In New York, distracted driving is affecting everyone from ordinary drivers to CDL-holding professionals. According to data analytics firm Zendrive, there are approximately 69 million drivers using their phones behind the wheel every day. Smartphone use contributes to 26 percent of all accidents. That's not the only form of distraction, either; simply letting the mind wander can also constitute a distraction.
Distracted driving accidents are among the costliest. Drivers who aren't paying attention to the road cannot mitigate the impact by slowing down or trying to avert the crash, thus causing severe damage to vehicles and injuries to passengers. Many truck fleets are using new technology, though, to combat the problem.
PeopleNet, Smartdrive and other companies have fleet management systems available that combine in-cab video monitoring with driver-coaching tools. Netradyne is the provider of a monitoring system that gives audible warnings and notifications when it senses that the driver is in a risky situation.
The fleet management systems company Omnitracs has been using data analytics since 2004 to detect adverse events with truckers, and in 2016, it added a module to its online tool that can help drivers detect signs of fatigue and inattention. Its accident severity model takes over 1,000 variables into account. Omnitracs personnel stress, however, that fleet owners must do their part in reducing stressors for their employees.

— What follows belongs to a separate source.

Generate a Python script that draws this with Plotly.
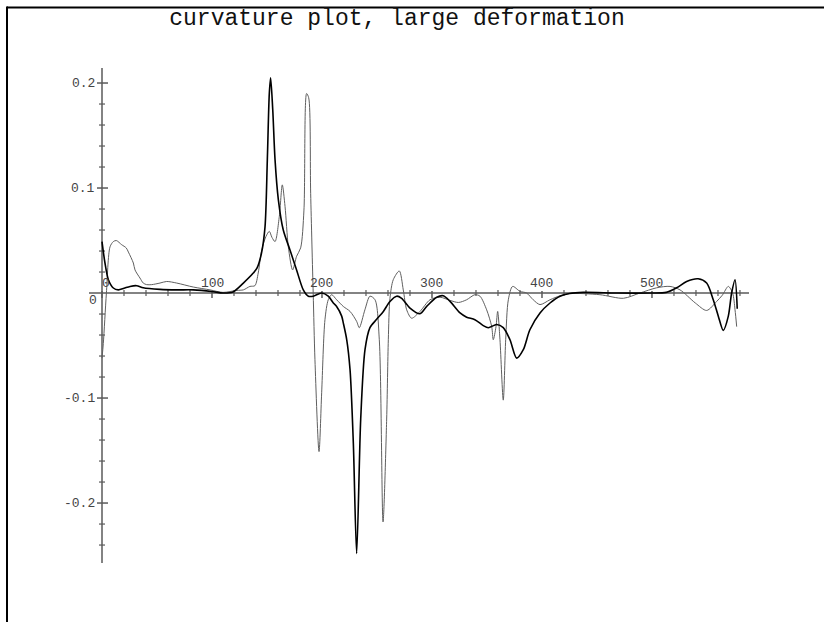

Unfortunately, many companies encourage their drivers to violate hours-of-service regulations in order to meet deadlines. When the resulting fatigue leads drivers to crash, their employers may soon face personal injury claims. Victims, for their part, will want legal assistance because trucking companies have their own team of lawyers who will aggressively argue the case. An attorney can hire third parties to gather proof of negligence from the police report and the trucker's electronic work log and proceed to negotiations on the victim's behalf.